**WORK TO COMPLETE**
Gather up the lines that contain "chart".
+ + + +
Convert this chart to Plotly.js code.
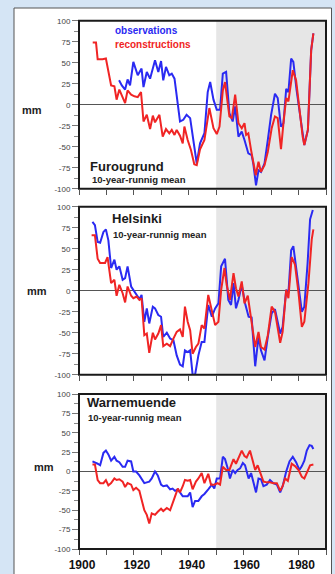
<!DOCTYPE html>
<html><head><meta charset="utf-8">
<script src="https://cdn.plot.ly/plotly-3.0.1.min.js"></script>
<style>html,body{margin:0;padding:0;background:#d5e5f5;}#chart{width:335px;height:574px;}</style>
</head><body><div id="chart"></div>
<script>
// ---- data (years, mm) ----
var furRecYears = [1905.0,1906.2,1906.8,1908.6,1909.8,1910.4,1911.7,1912.9,1913.7,1914.7,1915.9,1916.8,1917.7,1919.0,1920.2,1921.4,1922.6,1923.5,1924.7,1925.9,1926.9,1927.7,1929.3,1930.5,1931.7,1932.9,1933.8,1934.8,1935.6,1936.8,1937.8,1938.4,1939.6,1940.8,1942.0,1942.9,1944.1,1945.7,1947.5,1949.0,1950.2,1951.2,1952.4,1953.2,1954.8,1955.7,1956.9,1958.1,1959.3,1960.3,1960.9,1961.7,1962.7,1963.5,1964.4,1965.4,1966.3,1967.6,1968.8,1970.2,1971.4,1972.4,1973.6,1974.5,1975.5,1976.3,1977.9,1979.1,1980.3,1981.5,1982.1,1983.4,1984.6,1985.4];
var furRec = [74,74,54,54,55,45,23,22,6,18,10,2,17,12,10,9,15,-20,-12,-29,-13,-21,-12,-38,-29,-34,-30,-36,-30,-37,-46,-26,-42,-54,-71,-72,-53,-42,-4,-28,-35,-26,17,27,-14,-16,12,-22,-28,-22,-36,-34,-54,-70,-84,-68,-80,-72,-56,-28,-14,-16,-53,-22,8,4,41,29,-6,-38,-48,-30,65,85];
var furObsYears = [1914.6,1915.6,1916.8,1917.7,1918.6,1919.8,1921.4,1922.8,1923.5,1924.7,1925.9,1926.9,1927.7,1928.9,1929.9,1930.7,1931.7,1932.9,1933.8,1934.8,1936.0,1936.8,1938.0,1939.2,1940.5,1941.7,1942.9,1944.1,1945.7,1946.9,1947.8,1949.0,1950.2,1951.4,1952.4,1953.6,1954.8,1956.0,1956.9,1958.1,1959.3,1960.3,1961.7,1962.9,1963.5,1964.5,1965.4,1966.3,1967.6,1968.8,1970.0,1971.4,1972.4,1973.6,1974.5,1975.5,1976.3,1977.3,1978.1,1979.3,1980.3,1981.5,1982.1,1983.4,1984.6,1985.4];
var furObs = [29,23,18,30,23,51,35,43,21,39,31,43,53,39,52,29,45,35,37,31,2,-20,-18,-12,-16,-42,-70,-46,-34,15,27,6,-6,-6,37,39,-10,-20,-2,-38,-32,-42,-58,-60,-70,-96,-78,-80,-70,-42,-12,13,8,-26,-22,19,15,55,51,17,-6,-38,-48,-30,65,85];

var helRecYears = [1904.6,1905.8,1906.8,1907.7,1909.5,1910.4,1911.7,1912.9,1913.7,1914.7,1915.9,1916.8,1917.7,1919.0,1919.8,1921.0,1922.0,1922.8,1923.8,1924.7,1925.6,1926.9,1927.7,1928.9,1929.9,1930.7,1932.0,1933.2,1934.4,1935.6,1936.8,1937.8,1938.6,1939.6,1940.5,1941.4,1942.6,1943.5,1944.7,1945.7,1947.1,1948.4,1949.6,1950.8,1951.8,1953.0,1953.8,1955.0,1956.3,1957.2,1958.1,1959.3,1960.3,1961.5,1962.9,1964.2,1965.4,1966.3,1967.6,1968.8,1970.2,1971.4,1973.3,1974.2,1975.5,1976.3,1977.5,1978.7,1980.0,1981.2,1982.1,1983.6,1984.8,1985.4];
var helRec = [66,66,38,33,33,40,9,13,-6,7,-3,-14,5,-6,-9,-7,-11,-9,-53,-51,-74,-50,-58,-51,-41,-66,-63,-66,-57,-49,-46,-55,-19,-37,-47,-75,-67,-63,-41,-45,-5,-25,-41,-37,1,27,7,-11,21,3,-7,11,-15,-6,-39,-67,-49,-67,-70,-53,-19,-25,-62,-49,1,-9,40,31,-3,-43,-37,9,61,73];
var helObsYears = [1904.9,1905.8,1906.8,1907.7,1908.9,1909.8,1910.7,1911.7,1912.9,1913.7,1914.7,1915.9,1916.8,1917.7,1919.0,1919.8,1921.0,1922.0,1922.8,1923.8,1924.7,1925.6,1926.9,1927.7,1928.9,1929.9,1930.7,1932.0,1933.2,1934.4,1935.6,1936.8,1937.8,1938.6,1939.6,1940.5,1941.4,1942.3,1943.5,1944.7,1945.7,1947.1,1948.4,1949.6,1950.8,1951.8,1953.2,1954.4,1955.4,1956.3,1957.2,1958.1,1959.3,1960.5,1961.8,1962.9,1964.2,1965.4,1966.3,1967.6,1968.8,1970.2,1971.4,1973.3,1974.2,1975.5,1976.3,1977.3,1978.1,1979.3,1980.6,1981.2,1982.1,1983.3,1984.2,1985.2];
var helObs = [82,78,58,57,70,73,60,27,37,25,29,13,15,29,5,1,-6,-10,-5,-37,-21,-39,-19,-21,-29,-31,-55,-50,-57,-59,-77,-88,-90,-71,-73,-71,-100,-100,-77,-61,-61,-17,-31,-21,-15,29,38,-11,-17,9,-21,-11,7,-15,-31,-32,-90,-55,-71,-83,-55,-27,-22,-51,-43,1,-3,48,53,25,-11,-25,-19,33,85,96];

var warRecYears = [1904.9,1905.8,1906.8,1907.7,1908.9,1909.8,1910.7,1911.7,1912.9,1913.7,1914.7,1915.9,1916.8,1917.7,1919.0,1919.8,1920.8,1922.0,1922.8,1923.8,1924.7,1925.6,1926.5,1927.7,1928.7,1929.9,1930.7,1932.0,1933.2,1934.1,1935.0,1936.0,1936.8,1937.8,1938.6,1939.6,1940.5,1941.4,1942.6,1943.5,1944.7,1945.7,1947.1,1948.1,1949.3,1950.5,1951.4,1952.4,1953.6,1954.8,1956.3,1957.2,1958.1,1959.3,1960.3,1961.1,1962.3,1963.3,1964.2,1965.1,1966.0,1967.2,1968.4,1969.6,1970.8,1972.1,1973.3,1974.2,1975.1,1976.1,1977.5,1978.7,1980.0,1981.2,1982.1,1983.0,1984.2,1985.4];
var warRec = [9,9,-11,-15,-15,-11,-18,-15,-9,-11,-10,-13,-20,-15,-17,-24,-21,-25,-36,-50,-56,-67,-54,-56,-52,-48,-51,-47,-50,-42,-32,-22,-27,-19,-11,-12,-11,-23,-13,-9,-2,-15,-3,-17,-17,-15,-17,6,2,2,16,10,18,27,20,18,27,14,2,8,-2,-13,-14,-14,-15,-15,-25,-19,-9,-12,10,7,2,-7,-9,-2,8,9];
var warObsYears = [1904.9,1905.8,1906.8,1907.7,1908.9,1909.8,1910.7,1911.7,1912.9,1913.7,1914.7,1915.9,1916.8,1917.7,1919.0,1919.8,1920.8,1922.0,1922.8,1923.8,1924.7,1925.6,1926.5,1927.7,1928.7,1929.9,1930.7,1932.0,1933.2,1934.1,1935.0,1936.0,1936.8,1937.8,1938.6,1939.6,1940.5,1941.4,1942.3,1943.5,1944.7,1945.7,1947.1,1948.4,1949.3,1950.2,1951.4,1952.4,1953.2,1954.2,1955.0,1956.0,1956.9,1957.8,1958.7,1959.7,1960.5,1961.8,1962.7,1963.5,1964.5,1965.4,1966.3,1967.2,1968.4,1969.6,1970.8,1972.1,1973.3,1974.2,1975.5,1976.7,1977.9,1979.1,1980.3,1981.2,1982.1,1983.0,1984.0,1984.8,1985.4];
var warObs = [13,12,10,8,24,27,22,14,19,14,12,6,6,14,13,0,0,-5,-9,-15,-14,-13,-9,0,-5,-17,-19,-18,-23,-22,-25,-23,-27,-32,-32,-32,-27,-46,-38,-38,-32,-29,-23,-17,-22,-9,-9,19,16,4,-9,2,-2,2,4,11,8,-9,-2,-15,-27,-9,-10,-19,-17,-11,-15,-17,-27,-19,0,13,19,12,2,7,14,27,34,33,29];

var stationNames = ['Furougrund','Helsinki','Warnemuende'];
var subtitleText = '10-year-runnig mean';
var seriesNames = ['observations','reconstructions'];
var yTickVals = [-100,-75,-50,-25,0,25,50,75,100];
var yTickText = ['-100','-75','-50','-25','0','25','50','75','100'];
var xTickVals = [1900,1910,1920,1930,1940,1950,1960,1970,1980,1990];
var xTickText = ['1900','','1920','','1940','','1960','','1980',''];
var shadeStart = 1950, shadeEnd = 1990;

// ---- layout helpers (pixel -> paper) ----
var W = 335, H = 574, MB = 25, PH = H - MB;
function px(x){ return x / W; }
function py(y){ return (PH - y) / PH; }

var BLUE = '#2a2af2', RED = '#f02424';
var FONT = 'Liberation Sans, Arial, sans-serif';

var panels = [
  {obsX: furObsYears, obs: furObs, recX: furRecYears, rec: furRec, top: 20.7, bot: 188.7},
  {obsX: helObsYears, obs: helObs, recX: helRecYears, rec: helRec, top: 206.7, bot: 374.7},
  {obsX: warObsYears, obs: warObs, recX: warRecYears, rec: warRec, top: 394, bot: 549}
];

var traces = [];
var layout = {
  width: W, height: H,
  margin: {l: 0, r: 0, t: 0, b: MB, pad: 0},
  paper_bgcolor: '#d5e5f5',
  plot_bgcolor: 'white',
  showlegend: false,
  font: {family: FONT, color: '#333'},
  shapes: [
    {type: 'rect', xref: 'paper', yref: 'paper', x0: px(14), x1: px(331.5), y0: py(600), y1: py(8),
     fillcolor: 'white', line: {color: '#555', width: 1}, layer: 'below'}
  ],
  annotations: []
};

panels.forEach(function(p, i){
  var n = i === 0 ? '' : String(i + 1);
  var xa = 'x' + n, ya = 'y' + n;
  traces.push({x: p.obsX, y: p.obs, xaxis: xa, yaxis: ya, type: 'scatter', mode: 'lines',
               name: seriesNames[0], line: {color: BLUE, width: 2}});
  traces.push({x: p.recX, y: p.rec, xaxis: xa, yaxis: ya, type: 'scatter', mode: 'lines',
               name: seriesNames[1], line: {color: RED, width: 2}});
  layout['xaxis' + n] = {
    domain: [px(79), px(326)], range: [1900, 1990], anchor: ya,
    showgrid: false, zeroline: false, showline: false,
    ticks: 'outside', ticklen: 5, tickwidth: 1, tickcolor: '#555',
    tickmode: 'array', tickvals: xTickVals, ticktext: xTickText,
    showticklabels: i === 2, ticklabelshift: 3, ticklabelstandoff: 0,
    tickfont: {family: FONT, size: 12, color: '#111', weight: 'bold'}
  };
  layout['yaxis' + n] = {
    domain: [py(p.bot), py(p.top)], range: [-100, 100], anchor: xa,
    showgrid: false, zeroline: true, zerolinecolor: '#555', zerolinewidth: 1,
    showline: true, linecolor: '#777', linewidth: 1,
    ticks: 'outside', ticklen: 6, tickwidth: 1, tickcolor: '#777',
    tickmode: 'array', tickvals: yTickVals, ticktext: yTickText,
    minor: {dtick: 12.5, ticks: 'outside', ticklen: 4, tickcolor: '#888', showgrid: false},
    tickfont: {family: FONT, size: 8, color: '#444'}
  };
  layout.shapes.push({type: 'rect', xref: xa, yref: ya + ' domain', x0: shadeStart, x1: shadeEnd, y0: 0, y1: 1,
                      fillcolor: '#e6e6e6', line: {width: 0}, layer: 'below'});
  layout.shapes.push({type: 'rect', xref: xa + ' domain', yref: ya + ' domain', x0: 0, x1: 1, y0: 0, y1: 1,
                      fillcolor: 'rgba(0,0,0,0)', line: {color: '#1a1a1a', width: 2}, layer: 'above'});
});

function ann(text, x, y, size, color, bold, xanchor){
  layout.annotations.push({text: text, xref: 'paper', yref: 'paper', x: px(x), y: py(y),
    xanchor: xanchor || 'left', yanchor: 'middle', showarrow: false,
    font: {family: FONT, size: size, color: color, weight: bold ? 'bold' : 'normal'}});
}
// legend-like labels
ann(seriesNames[0], 113, 31, 10, BLUE, true);
ann(seriesNames[1], 113, 44, 10, RED, true);
// station titles
ann(stationNames[0], 88, 166, 13, '#1a1a1a', true);
ann(subtitleText, 90, 179, 9.5, '#222', true);
ann(stationNames[1], 110, 218.5, 13, '#1a1a1a', true);
ann(subtitleText, 111, 234, 9.5, '#222', true);
ann(stationNames[2], 85, 402.5, 13, '#1a1a1a', true);
ann(subtitleText, 86, 417.5, 9.5, '#222', true);
// axis unit labels
ann('mm', 32, 110, 11, '#222', true, 'center');
ann('mm', 36.5, 291, 11, '#222', true, 'center');
ann('mm', 44, 467, 11, '#222', true, 'center');

Plotly.newPlot('chart', traces, layout, {displayModeBar: false, staticPlot: true});
</script></body></html>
+ + + +
**SOLUTION TO THIS EXERCISE**
Convert this chart to Plotly.js code.
<style>html,body{margin:0;padding:0;background:#d5e5f5;}#chart{width:335px;height:574px;}</style>
</head><body><div id="chart"></div>
Plotly.newPlot('chart', traces, layout, {displayModeBar: false, staticPlot: true});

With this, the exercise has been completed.